The talks on bilateral security agreement could take months, and are expected to be difficult. The thorniest issue is whether US soldiers in Afghanistan are given immunity from prosecution under Afghan law.
President Hamid Karzai has longed demanded that US soldiers be answerable to Afghan law, but the United States insists that its soldiers accused of crimes in Afghanistan are tried in America.
Underscoring the likely difficulty of talks, US military prosecutors are seeking death penalty for Army Staff Sergeant Robert Bales, accused of killing 16 Afghan villagers in a March massacre. The Afghan government wants Bales to be publicly tried in Afghanistan.
"Afghanistan wants a strategic pact with US but will seriously consider the red lines," said Aimal Faizi, Karzai's chief spokesman.
"The negotiation between the two countries are due to start today and the most important issue for Afghanistan is its national sovereignty and national interest," Faizi told Reuters.

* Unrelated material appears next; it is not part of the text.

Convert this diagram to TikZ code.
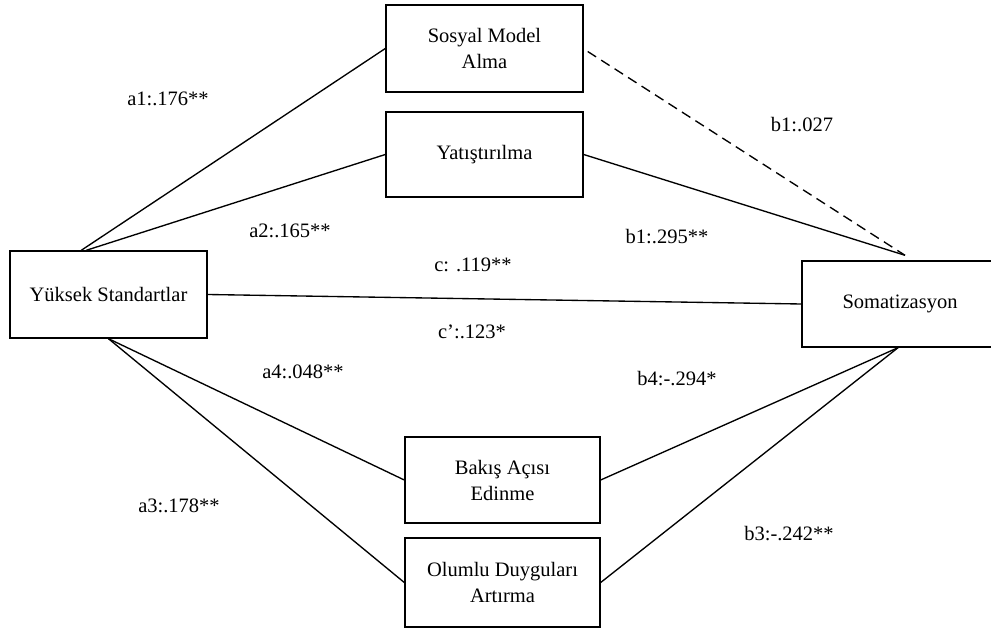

The US delegation is headed by James B. Warlick, deputy special representative for Afghanistan and Pakistan. Eklil Hakimi, Afghanistan's ambassador to the United States, leads the Afghan team in Kabul.
This year, the two countries signed a strategic agreement which provides a framework for a post-2014 U.S. role in Afghanistan, including aid assistance and governance, but not troop numbers.